An EU investigation has shown widespread abuse of funds handed out by OPEKEPE, which according to the government disburses more than three billion euros annually, mainly in subsidies to 680,000 farmers.
Cases under investigation include pastures declared in archaeological sites, olive trees in a military airport and banana plantations on Mount Olympus.
‘Organised criminal group’
The EPPO said investigators had initially identified 324 subsidy recipients.
“Of these, 42 are believed to be involved in this case and are considered current members of the organised criminal group,” it added.
They estimate losses of over 19.6 million euros to the EU budget.
Mitsotakis, under pressure over the affair, has vowed to imprison the “thieves” responsible and to reclaim the funds.
“It is clear that criminal investigations were involved here, taking advantage of state failings to claim money they were not entitled to,” he told Skai radio on Wednesday.

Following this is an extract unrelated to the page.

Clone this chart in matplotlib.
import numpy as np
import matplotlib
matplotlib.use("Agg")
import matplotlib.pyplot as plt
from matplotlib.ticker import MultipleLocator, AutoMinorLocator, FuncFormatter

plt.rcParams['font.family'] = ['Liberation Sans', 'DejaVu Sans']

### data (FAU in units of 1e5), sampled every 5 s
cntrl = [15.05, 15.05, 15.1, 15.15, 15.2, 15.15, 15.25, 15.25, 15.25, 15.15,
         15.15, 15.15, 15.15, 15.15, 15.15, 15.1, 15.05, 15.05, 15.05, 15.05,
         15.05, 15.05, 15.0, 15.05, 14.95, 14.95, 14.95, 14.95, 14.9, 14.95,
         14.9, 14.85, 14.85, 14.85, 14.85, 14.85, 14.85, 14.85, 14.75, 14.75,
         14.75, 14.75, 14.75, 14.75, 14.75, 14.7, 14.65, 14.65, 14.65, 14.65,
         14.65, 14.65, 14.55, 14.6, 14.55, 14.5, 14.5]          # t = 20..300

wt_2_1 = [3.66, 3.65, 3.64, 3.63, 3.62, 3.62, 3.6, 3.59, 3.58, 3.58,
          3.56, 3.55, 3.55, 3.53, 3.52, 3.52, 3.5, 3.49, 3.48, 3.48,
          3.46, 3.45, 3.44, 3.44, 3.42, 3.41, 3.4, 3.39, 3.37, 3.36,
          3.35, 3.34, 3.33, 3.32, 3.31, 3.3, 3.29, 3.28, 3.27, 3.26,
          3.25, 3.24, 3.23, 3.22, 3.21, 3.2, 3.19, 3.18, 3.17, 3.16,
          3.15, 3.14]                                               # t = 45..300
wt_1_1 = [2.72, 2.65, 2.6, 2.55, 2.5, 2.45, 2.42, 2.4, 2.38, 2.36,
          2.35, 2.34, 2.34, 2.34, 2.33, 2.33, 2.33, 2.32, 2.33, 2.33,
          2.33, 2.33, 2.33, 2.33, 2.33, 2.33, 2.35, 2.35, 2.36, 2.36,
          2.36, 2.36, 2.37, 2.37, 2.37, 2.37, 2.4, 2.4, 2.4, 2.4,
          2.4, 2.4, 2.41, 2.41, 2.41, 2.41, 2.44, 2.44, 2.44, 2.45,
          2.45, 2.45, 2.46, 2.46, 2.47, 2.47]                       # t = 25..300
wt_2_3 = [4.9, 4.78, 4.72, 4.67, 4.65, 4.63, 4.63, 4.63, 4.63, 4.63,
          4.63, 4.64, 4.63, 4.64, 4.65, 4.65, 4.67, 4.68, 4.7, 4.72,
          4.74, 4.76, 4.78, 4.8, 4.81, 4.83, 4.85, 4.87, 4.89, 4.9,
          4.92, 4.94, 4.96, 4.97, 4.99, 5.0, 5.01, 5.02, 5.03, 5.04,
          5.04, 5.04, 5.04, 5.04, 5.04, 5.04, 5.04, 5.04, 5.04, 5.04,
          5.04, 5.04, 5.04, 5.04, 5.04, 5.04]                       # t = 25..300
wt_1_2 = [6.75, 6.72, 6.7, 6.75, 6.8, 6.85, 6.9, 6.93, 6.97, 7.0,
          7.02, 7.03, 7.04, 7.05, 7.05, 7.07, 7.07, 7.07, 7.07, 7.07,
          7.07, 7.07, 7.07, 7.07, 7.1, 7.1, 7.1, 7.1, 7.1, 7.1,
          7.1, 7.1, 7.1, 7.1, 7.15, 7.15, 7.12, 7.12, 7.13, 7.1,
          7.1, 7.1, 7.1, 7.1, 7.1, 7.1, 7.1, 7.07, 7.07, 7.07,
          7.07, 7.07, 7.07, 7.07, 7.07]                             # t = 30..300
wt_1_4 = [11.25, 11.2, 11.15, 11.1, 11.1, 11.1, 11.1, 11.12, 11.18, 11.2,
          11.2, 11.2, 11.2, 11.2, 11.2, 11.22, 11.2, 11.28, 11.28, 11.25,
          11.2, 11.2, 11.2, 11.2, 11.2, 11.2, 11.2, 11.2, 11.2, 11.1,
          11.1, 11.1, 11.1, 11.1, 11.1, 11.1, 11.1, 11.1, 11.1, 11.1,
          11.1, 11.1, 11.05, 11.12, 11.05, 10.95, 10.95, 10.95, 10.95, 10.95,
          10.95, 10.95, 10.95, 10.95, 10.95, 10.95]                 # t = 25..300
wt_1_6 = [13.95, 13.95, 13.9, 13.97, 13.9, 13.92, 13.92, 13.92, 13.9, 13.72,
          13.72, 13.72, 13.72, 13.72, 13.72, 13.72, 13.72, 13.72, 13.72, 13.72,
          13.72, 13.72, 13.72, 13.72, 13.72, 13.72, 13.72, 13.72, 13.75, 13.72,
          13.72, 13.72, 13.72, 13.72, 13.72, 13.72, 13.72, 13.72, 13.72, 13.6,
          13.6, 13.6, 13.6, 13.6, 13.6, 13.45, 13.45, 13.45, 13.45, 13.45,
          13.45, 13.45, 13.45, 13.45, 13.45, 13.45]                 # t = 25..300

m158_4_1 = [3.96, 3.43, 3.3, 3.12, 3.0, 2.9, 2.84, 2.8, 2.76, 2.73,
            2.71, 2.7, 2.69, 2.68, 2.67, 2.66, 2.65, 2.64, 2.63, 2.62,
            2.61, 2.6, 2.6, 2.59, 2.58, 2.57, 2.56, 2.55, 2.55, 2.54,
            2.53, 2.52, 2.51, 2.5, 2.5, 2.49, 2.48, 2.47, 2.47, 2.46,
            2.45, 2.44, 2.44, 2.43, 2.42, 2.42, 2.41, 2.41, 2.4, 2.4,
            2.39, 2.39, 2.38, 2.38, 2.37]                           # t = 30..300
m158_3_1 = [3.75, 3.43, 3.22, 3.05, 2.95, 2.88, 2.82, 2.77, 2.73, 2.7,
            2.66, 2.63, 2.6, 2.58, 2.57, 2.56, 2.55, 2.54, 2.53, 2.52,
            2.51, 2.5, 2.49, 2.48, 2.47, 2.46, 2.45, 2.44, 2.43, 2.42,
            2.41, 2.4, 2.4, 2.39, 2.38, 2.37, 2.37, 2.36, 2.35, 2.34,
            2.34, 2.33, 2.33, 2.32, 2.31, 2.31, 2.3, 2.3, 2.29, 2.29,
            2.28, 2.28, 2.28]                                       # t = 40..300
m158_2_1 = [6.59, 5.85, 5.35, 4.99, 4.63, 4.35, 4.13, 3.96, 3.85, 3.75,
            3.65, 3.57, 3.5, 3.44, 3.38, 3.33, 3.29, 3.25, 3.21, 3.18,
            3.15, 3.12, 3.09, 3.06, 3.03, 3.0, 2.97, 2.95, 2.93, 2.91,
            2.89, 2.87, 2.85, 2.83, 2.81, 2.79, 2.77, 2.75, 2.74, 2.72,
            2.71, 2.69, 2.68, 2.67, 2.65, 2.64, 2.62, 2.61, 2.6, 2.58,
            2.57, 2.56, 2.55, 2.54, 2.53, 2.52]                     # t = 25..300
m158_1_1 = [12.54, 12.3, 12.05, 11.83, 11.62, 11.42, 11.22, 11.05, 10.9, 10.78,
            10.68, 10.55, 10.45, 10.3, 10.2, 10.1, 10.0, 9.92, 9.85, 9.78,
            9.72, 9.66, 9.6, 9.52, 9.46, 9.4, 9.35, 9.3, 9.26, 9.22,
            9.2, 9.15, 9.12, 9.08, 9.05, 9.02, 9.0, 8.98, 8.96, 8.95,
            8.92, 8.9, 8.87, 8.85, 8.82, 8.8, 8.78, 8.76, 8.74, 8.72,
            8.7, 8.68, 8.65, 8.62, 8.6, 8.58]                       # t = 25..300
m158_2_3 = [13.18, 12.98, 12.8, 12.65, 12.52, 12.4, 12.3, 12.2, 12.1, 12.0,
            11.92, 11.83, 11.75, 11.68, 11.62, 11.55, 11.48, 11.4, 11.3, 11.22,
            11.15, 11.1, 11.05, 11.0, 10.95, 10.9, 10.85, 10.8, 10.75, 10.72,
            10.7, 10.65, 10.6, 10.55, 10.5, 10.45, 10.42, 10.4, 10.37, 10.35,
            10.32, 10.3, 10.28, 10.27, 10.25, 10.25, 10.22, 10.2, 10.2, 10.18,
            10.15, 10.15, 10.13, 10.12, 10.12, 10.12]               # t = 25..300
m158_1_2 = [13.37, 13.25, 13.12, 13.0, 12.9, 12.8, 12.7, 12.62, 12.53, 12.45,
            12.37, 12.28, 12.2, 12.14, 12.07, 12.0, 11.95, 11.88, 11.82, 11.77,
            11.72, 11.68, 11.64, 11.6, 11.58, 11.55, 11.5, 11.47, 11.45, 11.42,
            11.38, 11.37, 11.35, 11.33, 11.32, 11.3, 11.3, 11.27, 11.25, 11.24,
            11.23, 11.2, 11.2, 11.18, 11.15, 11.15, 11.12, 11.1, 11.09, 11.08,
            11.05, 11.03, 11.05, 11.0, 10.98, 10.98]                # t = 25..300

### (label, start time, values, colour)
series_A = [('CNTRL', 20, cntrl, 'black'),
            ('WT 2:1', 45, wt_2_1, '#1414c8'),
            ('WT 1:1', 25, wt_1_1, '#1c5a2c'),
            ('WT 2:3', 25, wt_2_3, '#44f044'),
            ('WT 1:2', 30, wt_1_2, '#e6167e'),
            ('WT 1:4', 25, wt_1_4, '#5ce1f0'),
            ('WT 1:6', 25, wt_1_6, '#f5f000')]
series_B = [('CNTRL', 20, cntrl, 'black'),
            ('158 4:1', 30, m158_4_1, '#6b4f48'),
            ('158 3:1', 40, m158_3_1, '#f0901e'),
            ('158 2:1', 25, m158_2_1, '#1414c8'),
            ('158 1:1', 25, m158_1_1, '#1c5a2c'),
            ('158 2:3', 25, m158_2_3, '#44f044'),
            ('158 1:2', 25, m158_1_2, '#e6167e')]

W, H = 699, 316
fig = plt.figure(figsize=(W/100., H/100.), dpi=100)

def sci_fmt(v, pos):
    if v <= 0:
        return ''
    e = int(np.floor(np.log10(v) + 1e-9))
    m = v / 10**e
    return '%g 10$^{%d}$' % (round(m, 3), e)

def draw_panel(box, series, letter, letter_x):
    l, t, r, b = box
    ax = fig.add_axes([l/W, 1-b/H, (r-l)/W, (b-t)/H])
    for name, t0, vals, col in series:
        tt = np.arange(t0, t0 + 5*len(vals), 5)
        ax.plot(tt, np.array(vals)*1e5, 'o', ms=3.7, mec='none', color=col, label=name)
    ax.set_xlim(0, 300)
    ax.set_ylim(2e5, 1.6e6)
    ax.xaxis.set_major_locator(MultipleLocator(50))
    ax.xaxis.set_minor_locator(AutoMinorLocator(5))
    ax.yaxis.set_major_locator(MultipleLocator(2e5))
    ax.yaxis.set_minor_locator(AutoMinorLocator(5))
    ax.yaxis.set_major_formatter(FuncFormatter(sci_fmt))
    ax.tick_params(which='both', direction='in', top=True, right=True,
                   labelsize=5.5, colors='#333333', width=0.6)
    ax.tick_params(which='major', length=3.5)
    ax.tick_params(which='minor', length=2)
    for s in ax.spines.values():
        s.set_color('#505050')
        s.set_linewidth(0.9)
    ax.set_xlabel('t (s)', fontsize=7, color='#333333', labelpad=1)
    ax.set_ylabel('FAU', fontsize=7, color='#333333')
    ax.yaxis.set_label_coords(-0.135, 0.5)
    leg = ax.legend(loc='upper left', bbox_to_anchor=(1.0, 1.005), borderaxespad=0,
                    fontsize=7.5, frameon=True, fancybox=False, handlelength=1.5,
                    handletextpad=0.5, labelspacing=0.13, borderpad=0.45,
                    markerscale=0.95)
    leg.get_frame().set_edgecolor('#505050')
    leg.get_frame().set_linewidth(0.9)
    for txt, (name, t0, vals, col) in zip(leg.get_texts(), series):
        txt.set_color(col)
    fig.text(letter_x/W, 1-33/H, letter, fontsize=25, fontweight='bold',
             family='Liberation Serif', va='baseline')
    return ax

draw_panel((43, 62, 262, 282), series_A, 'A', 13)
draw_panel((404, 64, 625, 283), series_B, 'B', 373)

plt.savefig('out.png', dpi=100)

The scandal could cast doubt on future EU funds for Greece’s primary sector if not resolved, he warned.
State auditors have already seized 22 million euros from over 1,000 tax accounts.
“Whatever the political cost, I am not backing down,” the premier said.

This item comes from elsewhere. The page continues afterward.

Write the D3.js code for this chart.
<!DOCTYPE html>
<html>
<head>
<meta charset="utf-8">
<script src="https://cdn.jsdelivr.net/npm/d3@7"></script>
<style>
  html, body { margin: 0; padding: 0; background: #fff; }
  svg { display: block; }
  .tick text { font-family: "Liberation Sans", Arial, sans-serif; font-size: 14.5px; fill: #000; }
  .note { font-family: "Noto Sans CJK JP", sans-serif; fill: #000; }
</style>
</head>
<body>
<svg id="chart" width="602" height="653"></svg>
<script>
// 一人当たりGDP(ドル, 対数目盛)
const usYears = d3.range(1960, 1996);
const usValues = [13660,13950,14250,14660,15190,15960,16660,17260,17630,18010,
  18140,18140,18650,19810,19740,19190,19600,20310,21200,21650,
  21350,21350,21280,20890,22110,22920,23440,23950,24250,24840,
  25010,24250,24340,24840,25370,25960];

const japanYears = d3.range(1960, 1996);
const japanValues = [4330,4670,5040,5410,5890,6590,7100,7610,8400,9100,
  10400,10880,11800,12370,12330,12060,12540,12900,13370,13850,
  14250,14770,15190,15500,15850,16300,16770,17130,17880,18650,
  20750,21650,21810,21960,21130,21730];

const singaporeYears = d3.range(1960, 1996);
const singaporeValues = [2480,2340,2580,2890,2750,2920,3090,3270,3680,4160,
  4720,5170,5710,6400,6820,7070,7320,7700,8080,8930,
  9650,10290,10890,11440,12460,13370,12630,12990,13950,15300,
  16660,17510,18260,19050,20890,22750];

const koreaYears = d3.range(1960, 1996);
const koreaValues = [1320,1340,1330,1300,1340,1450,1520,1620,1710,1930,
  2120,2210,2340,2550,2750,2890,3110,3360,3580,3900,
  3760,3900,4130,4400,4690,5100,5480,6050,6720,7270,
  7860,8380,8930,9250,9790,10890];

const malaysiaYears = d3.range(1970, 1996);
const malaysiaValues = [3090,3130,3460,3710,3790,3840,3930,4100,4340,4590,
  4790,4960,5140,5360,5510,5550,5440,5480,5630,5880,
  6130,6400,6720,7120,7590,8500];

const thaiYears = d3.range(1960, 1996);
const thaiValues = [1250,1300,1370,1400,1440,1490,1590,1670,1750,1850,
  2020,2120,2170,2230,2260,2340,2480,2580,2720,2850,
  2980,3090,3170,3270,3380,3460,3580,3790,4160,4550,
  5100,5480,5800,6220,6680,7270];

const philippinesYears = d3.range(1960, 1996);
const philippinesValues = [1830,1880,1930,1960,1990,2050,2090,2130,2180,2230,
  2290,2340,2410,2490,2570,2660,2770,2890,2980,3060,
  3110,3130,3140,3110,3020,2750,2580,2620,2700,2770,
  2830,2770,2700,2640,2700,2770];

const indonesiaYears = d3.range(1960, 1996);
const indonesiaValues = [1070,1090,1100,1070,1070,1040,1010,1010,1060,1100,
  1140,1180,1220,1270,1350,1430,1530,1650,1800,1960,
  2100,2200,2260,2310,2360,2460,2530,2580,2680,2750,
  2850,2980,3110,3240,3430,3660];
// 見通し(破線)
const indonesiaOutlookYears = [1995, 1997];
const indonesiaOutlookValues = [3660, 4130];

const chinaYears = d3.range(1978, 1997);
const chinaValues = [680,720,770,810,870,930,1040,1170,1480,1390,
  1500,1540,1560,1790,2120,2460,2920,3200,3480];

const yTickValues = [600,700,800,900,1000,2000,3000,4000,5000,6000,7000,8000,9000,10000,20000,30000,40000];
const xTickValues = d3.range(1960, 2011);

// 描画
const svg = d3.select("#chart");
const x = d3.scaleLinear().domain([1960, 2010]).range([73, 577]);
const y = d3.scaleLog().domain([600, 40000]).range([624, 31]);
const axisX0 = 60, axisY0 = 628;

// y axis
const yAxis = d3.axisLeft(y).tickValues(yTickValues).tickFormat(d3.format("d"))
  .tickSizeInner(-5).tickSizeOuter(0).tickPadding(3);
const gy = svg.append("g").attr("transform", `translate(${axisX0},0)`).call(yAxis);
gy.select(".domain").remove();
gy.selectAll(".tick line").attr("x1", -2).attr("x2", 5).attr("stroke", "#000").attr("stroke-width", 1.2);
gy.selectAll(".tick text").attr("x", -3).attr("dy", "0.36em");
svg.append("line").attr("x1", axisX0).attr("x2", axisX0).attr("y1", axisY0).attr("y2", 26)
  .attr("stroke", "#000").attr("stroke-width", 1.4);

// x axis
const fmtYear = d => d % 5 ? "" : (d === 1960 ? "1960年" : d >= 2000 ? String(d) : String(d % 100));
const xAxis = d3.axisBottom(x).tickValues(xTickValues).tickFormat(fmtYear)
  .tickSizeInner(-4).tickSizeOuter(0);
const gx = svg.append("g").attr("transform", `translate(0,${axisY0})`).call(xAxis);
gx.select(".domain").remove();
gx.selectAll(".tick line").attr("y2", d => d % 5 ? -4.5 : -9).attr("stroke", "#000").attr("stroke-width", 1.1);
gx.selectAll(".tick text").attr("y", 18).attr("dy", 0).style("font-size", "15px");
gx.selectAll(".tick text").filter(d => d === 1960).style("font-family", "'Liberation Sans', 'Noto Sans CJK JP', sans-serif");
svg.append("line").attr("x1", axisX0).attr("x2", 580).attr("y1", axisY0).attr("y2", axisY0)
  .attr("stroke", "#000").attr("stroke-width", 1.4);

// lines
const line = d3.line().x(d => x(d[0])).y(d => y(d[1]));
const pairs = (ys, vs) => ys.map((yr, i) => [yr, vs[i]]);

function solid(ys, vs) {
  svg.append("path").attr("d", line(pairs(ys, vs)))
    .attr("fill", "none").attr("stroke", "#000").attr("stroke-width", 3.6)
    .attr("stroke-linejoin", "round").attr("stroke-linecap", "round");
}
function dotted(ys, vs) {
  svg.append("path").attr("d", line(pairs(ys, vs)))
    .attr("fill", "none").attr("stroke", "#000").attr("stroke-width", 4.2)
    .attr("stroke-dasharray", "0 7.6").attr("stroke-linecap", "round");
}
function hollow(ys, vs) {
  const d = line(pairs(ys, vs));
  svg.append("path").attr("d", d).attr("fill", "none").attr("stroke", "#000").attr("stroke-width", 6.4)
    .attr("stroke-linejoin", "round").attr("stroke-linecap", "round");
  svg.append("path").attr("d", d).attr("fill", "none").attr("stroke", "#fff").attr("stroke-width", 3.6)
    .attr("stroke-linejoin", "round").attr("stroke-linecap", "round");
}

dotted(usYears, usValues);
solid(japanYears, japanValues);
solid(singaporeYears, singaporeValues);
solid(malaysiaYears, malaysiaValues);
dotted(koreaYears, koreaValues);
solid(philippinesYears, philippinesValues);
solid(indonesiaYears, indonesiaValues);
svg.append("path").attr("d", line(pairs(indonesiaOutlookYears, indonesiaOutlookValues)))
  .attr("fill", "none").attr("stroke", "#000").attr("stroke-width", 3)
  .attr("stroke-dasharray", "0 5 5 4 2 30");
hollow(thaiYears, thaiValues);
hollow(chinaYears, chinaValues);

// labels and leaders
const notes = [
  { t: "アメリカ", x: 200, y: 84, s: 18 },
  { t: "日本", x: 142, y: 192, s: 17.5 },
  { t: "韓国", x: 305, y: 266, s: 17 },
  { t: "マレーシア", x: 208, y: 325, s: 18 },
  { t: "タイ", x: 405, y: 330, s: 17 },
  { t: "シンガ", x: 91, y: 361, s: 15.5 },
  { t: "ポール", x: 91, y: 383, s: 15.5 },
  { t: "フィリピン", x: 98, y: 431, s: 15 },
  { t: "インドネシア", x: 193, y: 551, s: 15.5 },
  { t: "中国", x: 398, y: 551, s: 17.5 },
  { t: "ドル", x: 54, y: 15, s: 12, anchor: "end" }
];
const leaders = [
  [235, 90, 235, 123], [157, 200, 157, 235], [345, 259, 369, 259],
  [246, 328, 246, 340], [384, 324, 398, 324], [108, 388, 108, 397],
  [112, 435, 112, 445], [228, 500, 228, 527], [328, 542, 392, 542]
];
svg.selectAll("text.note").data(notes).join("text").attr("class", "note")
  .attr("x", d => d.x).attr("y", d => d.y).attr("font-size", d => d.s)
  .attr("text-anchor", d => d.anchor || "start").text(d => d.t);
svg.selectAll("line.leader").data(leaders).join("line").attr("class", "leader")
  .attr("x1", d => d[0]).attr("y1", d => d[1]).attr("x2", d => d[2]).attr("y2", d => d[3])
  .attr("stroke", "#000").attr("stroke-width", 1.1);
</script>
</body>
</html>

European prosecutors say the suspects, most of whom appear to have no actual connection to farming, “allegedly inflated livestock numbers to increase their subsidy entitlements.
“To conceal the illicit origin of the proceeds, the suspects are believed to have issued fictitious invoices, routed the funds through multiple bank accounts, and mixed them with legitimate income,” said the EPPO statement.
‘Acronym for corruption’
The scheme began after the EU’s Common Agricultural Policy shifted subsidies from livestock to land in 2014. With a woefully incomplete land registry at the time, ownership across much of Greece was unclear.
Farmers were therefore allowed to declare land owned elsewhere in the country to claim a share of the subsidies.
Non-farmers with political connections got in on the action, lured by the prospect of easy money, say investigators.
In a visit to Athens this month, European Chief Prosecutor Laura Kovesi said the OPEKEPE agency had become “the acronym for corruption, nepotism and clientelism”.
According to OPEKEPE, approximately 80 percent of total subsidies granted from 2017 to 2020 for pastures ended up in Crete.
Mitsotakis has stressed that the fraud, which Greek authorities estimate amounts to at least 23 million euros, began in 2016, before he came to power in 2019.
The government “has nothing to hide or to fear from such checks”, he said last month.